Now there is a service, Lioness, helping employees tell the world about bad-boss experiences, according to reporting by Erin Griffith in The New York Times. Lioness is led by public relations executives Ariella Steinhorn and Amber Scorah. They help individuals who feel they have been wrongly treated by an employer contact media outlets to get the word out. “When an individual contacts Lioness, the pair typically vets and corroborates the story, identifying which parts would be of interest to the media. They work with a law firm that reviews nondisclosure agreements for free. The pair then makes connections to reporters, explains how talking to the press works, checks facts, and follows up,” Griffith writes.

What is the best way to guarantee you don’t have abusive bosses on your payroll?

Managers with many employees can be assessed more easily, as you can collect anonymous feedback. For managers with only a few employees, ensuring anonymity is much harder. What is the solution?

Employees could have one-on-one interviews with Human Resources or Learning professionals once a year in which they are given an open forum to share likes and dislikes about their bosses. And, more importantly, they could be asked revealing questions. You would need to give those conducting these interviews training on the questions to ask, and how to probe further with follow-up questions. Questions such as “How do you like your boss?” or “Do you think your boss is fair?” won’t cut it. Frightened employees will be unlikely to respond critically. Better to request of the employee: “Tell me about a typical workday—what your routine is like when you get to the office until when you leave at the end of the day.”

Other questions that can reveal the kind of boss the employee has include:

  • How does the work process function in your department? How and when do you get assignments and learn about due dates? What kind of lead time do you usually get to complete assignments? What happens if, and when, you miss a deadline?
  • What is the process for addressing errors that occur in the work your department produces? Can you share examples of this process?
  • How does career planning with your manager work? Describe a conversation from the last year or so in which you discussed with your manager your career goals and how your assignments and responsibilities did and didn’t align with those goals?
  • How are new ideas shared in your department? Can you describe a time when you brought an idea to your manager, and the manager explored that idea with you and then collaborated with you to bring the idea to fruition?
  • How often do you have staff meetings or huddles? Can you give me examples of topics you discussed in recent meetings or get-togethers and some of the decisions made as a result of those discussions?
  • How are disagreements in your department handled? Can you give me an example of a disagreement among employees, or between manager and employees, that was discussed as a group and solved in a mutually satisfying way?

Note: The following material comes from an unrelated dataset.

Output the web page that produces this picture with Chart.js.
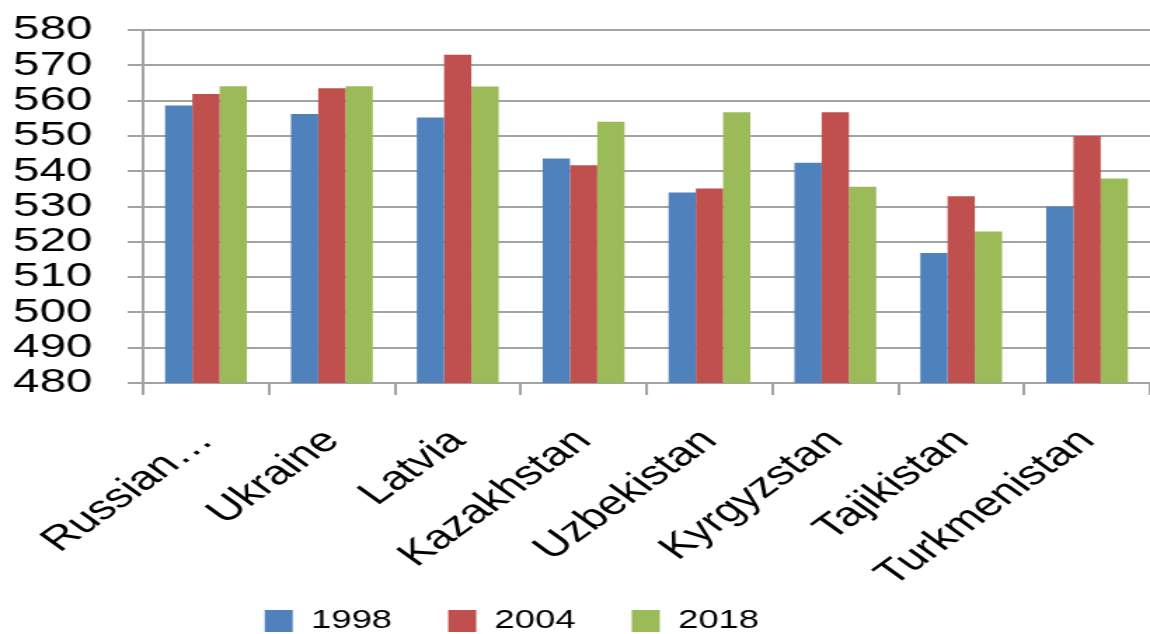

After the interviews with employees, those same questions should be posed to the boss. See if the responses the boss gives mostly match what the employees said.

Two keys to making this approach work: Never tell managers and employees when these interviews will be taking place, so there is no time for managers to brief/intimidate employees heading into the interviews. Second, vary the questions year to year, so there is no way for managers and employees to know exactly what they will be asked.

Anonymous 360-degree surveys of managers work well in large corporations with many employees reporting to the same person. In smaller organizations, with just a few reports per manager, try the approach of surprise interviews with probing questions. You may be surprised what you learn—and uncover at least one bad boss, whom you can either retrain or speedily remove.

What is your organization’s current process for identifying and removing bad bosses—or better yet, not hiring or promoting them in the first place?